Pesquisa Indica Preferência por Segurança
Uma pesquisa do Instituto Locomotiva, realizada em junho de 2025 com 1.500 pessoas, revela que a maioria dos brasileiros prioriza a segurança em detrimento do preço. O levantamento indica que 94% dos entrevistados veem a segurança como prioridade máxima, enquanto 93% temem adulteração no gás fracionado. Além disso, 92% temem vazamentos e 90% apontam risco de explosão.
Os dados reforçam a importância da marcação dos botijões: 97% defendem que a marca da empresa continue responsável pela qualidade, e 94% consideram essencial que o nome da empresa esteja gravado em alto-relevo. 94% avaliam que haveria risco relevante em não ter a quem recorrer em caso de problemas, e 93% enxergam riscos à fiscalização se o botijão não for vendido cheio e lacrado.
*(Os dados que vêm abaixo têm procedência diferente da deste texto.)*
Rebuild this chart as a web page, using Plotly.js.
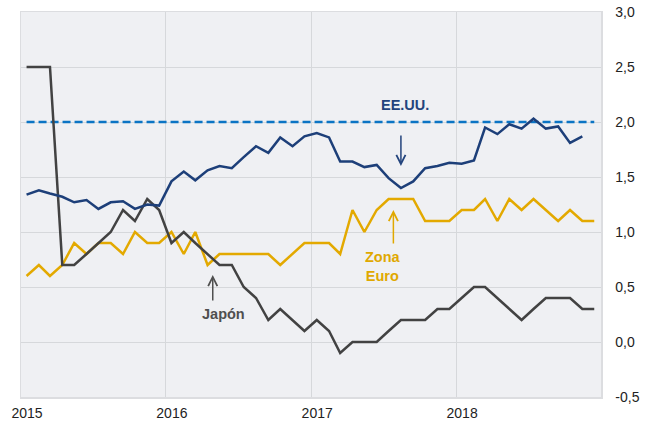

Preservação de um Setor Estratégico
O presidente do Sindigás enfatiza que, apesar de ser o sexto maior mercado residencial do mundo, o setor de GLP é um dos mais bem avaliados do país, resultado de décadas de investimento em tecnologia, qualidade e conformidade regulatória. O botijão de GLP é visto como um símbolo de acesso, conveniência e confiança energética.
“O GLP continuará tendo papel central na transição energética, porque não há solução única capaz de atender a todas as realidades”, afirma o presidente do Sindigás. “Na América Latina, 70 milhões de pessoas ainda cozinham sem segurança. Migrar para o GLP é um passo concreto para reduzir impactos ambientais e melhorar a saúde pública.” O Brasil se destaca pela capilaridade, qualidade do serviço e estrutura regulatória consolidada, ativos que devem ser preservados.
A previsibilidade regulatória é considerada indispensável para atrair novos investimentos em infraestrutura, armazenamento e redes de distribuição, garantindo eficiência, qualidade e competitividade. “Estabilidade e regras claras são condições essenciais para o futuro do setor. Só assim poderemos continuar ampliando o acesso, inovando em tecnologia e assegurando que o GLP siga cumprindo seu papel social e energético no Brasil”, conclui.